On the evening of Tuesday 2nd May, members with partners and friends were sipping a chilled crémant watching the setting sun from balcony of the Reigate Priory Cricket Club pavilion as a prelude to dining in the pavilion below.
The occasion was the Croquet Clubs Centenary Celebration dinner. After the somewhat haphazard arrangement of the balcony group photo, the 3 course dinner was well organised with an excellent menu and extremely efficient service provided by caterers “Food for Thought“.
Dining with us croquet folks we were pleased to welcome couples from Reigate Priory’s sister clubs of Cricket and Bowls, and 2 “Ians” – one from Cheam Croquet Club and one from Barbarona (the garden where our erstwhile 2nd lawn used to be).
The light and airy pavilion was bedecked with balloons in the colours of the primary balls along with the mandatory helium
balloons. In a short speech the Chairman, after welcoming the guests, thanked Claire and Judy for making it all happen and the caterers for the splendid meal. He commented that Centuries happened quite often in cricket but not in croquet, so this 100th year was something special to celebrate.

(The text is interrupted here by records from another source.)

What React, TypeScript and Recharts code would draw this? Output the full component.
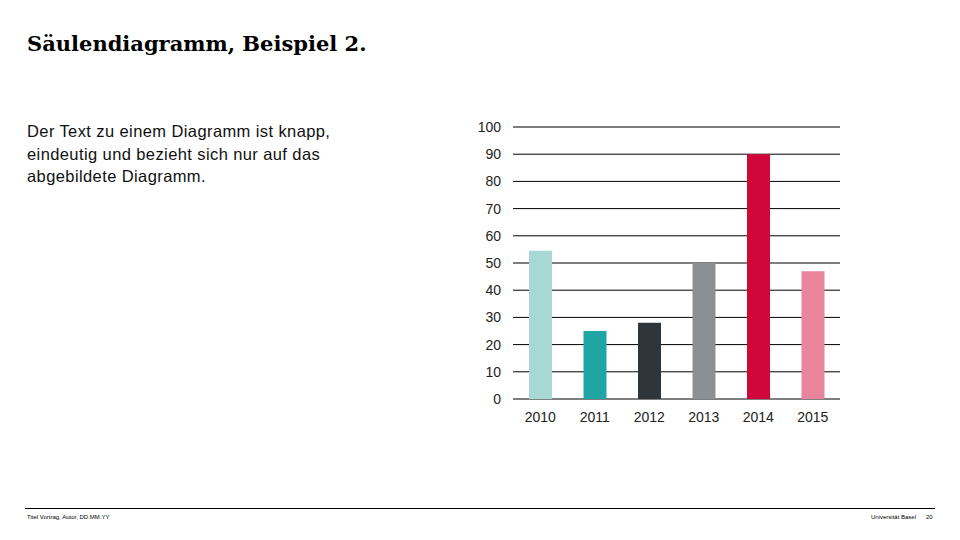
import { Bar, BarChart, CartesianGrid, Cell, XAxis, YAxis } from "recharts";

const years = ["2010", "2011", "2012", "2013", "2014", "2015"];
const values = [54.5, 25, 28, 50, 90, 47];
const barColors = ["#a8d8d3", "#1fa5a3", "#2e353b", "#8c9094", "#d0073b", "#e8849c"];
const yTicks = [0, 10, 20, 30, 40, 50, 60, 70, 80, 90, 100];

const data = years.map((year, i) => ({ year, value: values[i] }));

const sans = "'Liberation Sans', Arial, sans-serif";

export default function App() {
  return (
    <div style={{ position: "relative", width: 960, height: 540, margin: -8, background: "#fff", overflow: "hidden" }}>
      <div
        style={{
          position: "absolute",
          left: 27,
          top: 31,
          fontFamily: "'DejaVu Serif', 'Liberation Serif', serif",
          fontWeight: "bold",
          fontSize: 21,
          color: "#000",
        }}
      >
        Säulendiagramm, Beispiel 2.
      </div>
      <div
        style={{
          position: "absolute",
          left: 27,
          top: 120,
          width: 350,
          fontFamily: sans,
          fontSize: 16.5,
          letterSpacing: 0.4,
          lineHeight: "22.5px",
          color: "#111",
        }}
      >
        Der Text zu einem Diagramm ist knapp, eindeutig und bezieht sich nur auf das abgebildete Diagramm.
      </div>

      <div style={{ position: "absolute", left: 440, top: 100 }}>
        <BarChart width={420} height={340} data={data} margin={{ top: 27, right: 20, left: 0, bottom: 11 }} barSize={23}>
          <CartesianGrid vertical={false} stroke="#000" strokeWidth={1} />
          <XAxis
            dataKey="year"
            axisLine={false}
            tickLine={false}
            tickSize={0}
            tickMargin={13}
            height={30}
            tick={{ fill: "#222", fontSize: 14, fontFamily: sans }}
          />
          <YAxis
            domain={[0, 100]}
            ticks={yTicks}
            axisLine={false}
            tickLine={false}
            tickSize={0}
            tickMargin={12}
            width={73}
            interval={0}
            tick={{ fill: "#222", fontSize: 14, fontFamily: sans }}
          />
          <Bar dataKey="value" isAnimationActive={false}>
            {data.map((d, i) => (
              <Cell key={d.year} fill={barColors[i]} />
            ))}
          </Bar>
        </BarChart>
      </div>

      <div style={{ position: "absolute", left: 25, top: 508, width: 910, height: 1, background: "#000" }} />
      <div style={{ position: "absolute", left: 27, top: 514, fontFamily: sans, fontSize: 6, color: "#000" }}>
        Titel Vortrag, Autor, DD.MM.YY
      </div>
      <div style={{ position: "absolute", left: 871, top: 514, fontFamily: sans, fontSize: 6, color: "#000" }}>
        Universität Basel
      </div>
      <div style={{ position: "absolute", left: 926, top: 514, fontFamily: sans, fontSize: 6, color: "#000" }}>
        20
      </div>
    </div>
  );
}
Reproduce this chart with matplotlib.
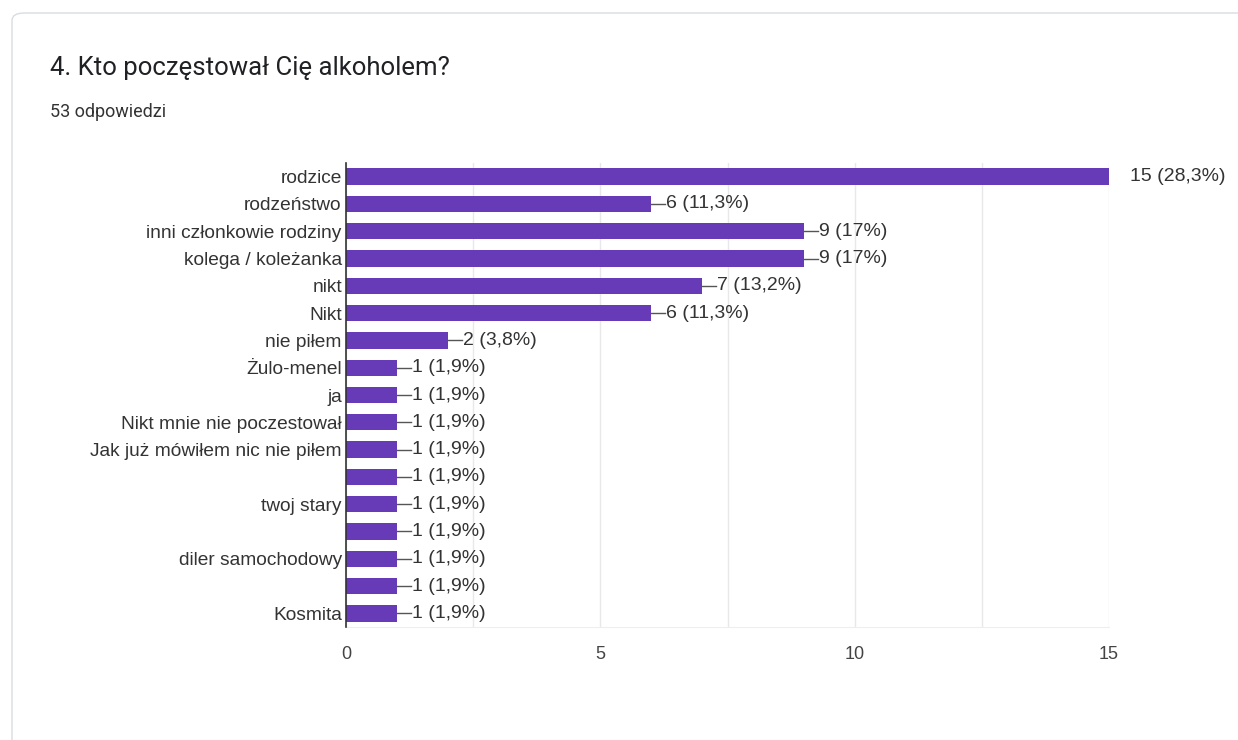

However, Croquet was the youngest club permanent around the Priory Cricket Ground and several croquet clubs in the South East had longer histories – Wimbledon and Hurlingham in particular.
Delving into an early minute book had revealed that in 1923 the initial fee was 21/-, a guinea in old money. For many years play was from April to September with a popular form of the game being “15-minute croquet” (although no explanation could be found for what that was!).
Play continued throughout the 2nd World War, but was restricted by the concrete blocks of the GHQ defence line that ran along south of the North Downs that took up a quarter of the lawn from 1942 until 1949. For more recent history, the chairman suggested anyone should talk with the Knights, who have been members for just over half of the century that the Croquet Club has existed.
The President of the Cricket club responded saying that Cricket valued the history and existence of the various club around the ground that had evolved since the 1850s. He felt the one exception to that evolution was the invitation and positive action to set up the Croquet Club in 1923 and long may it continue.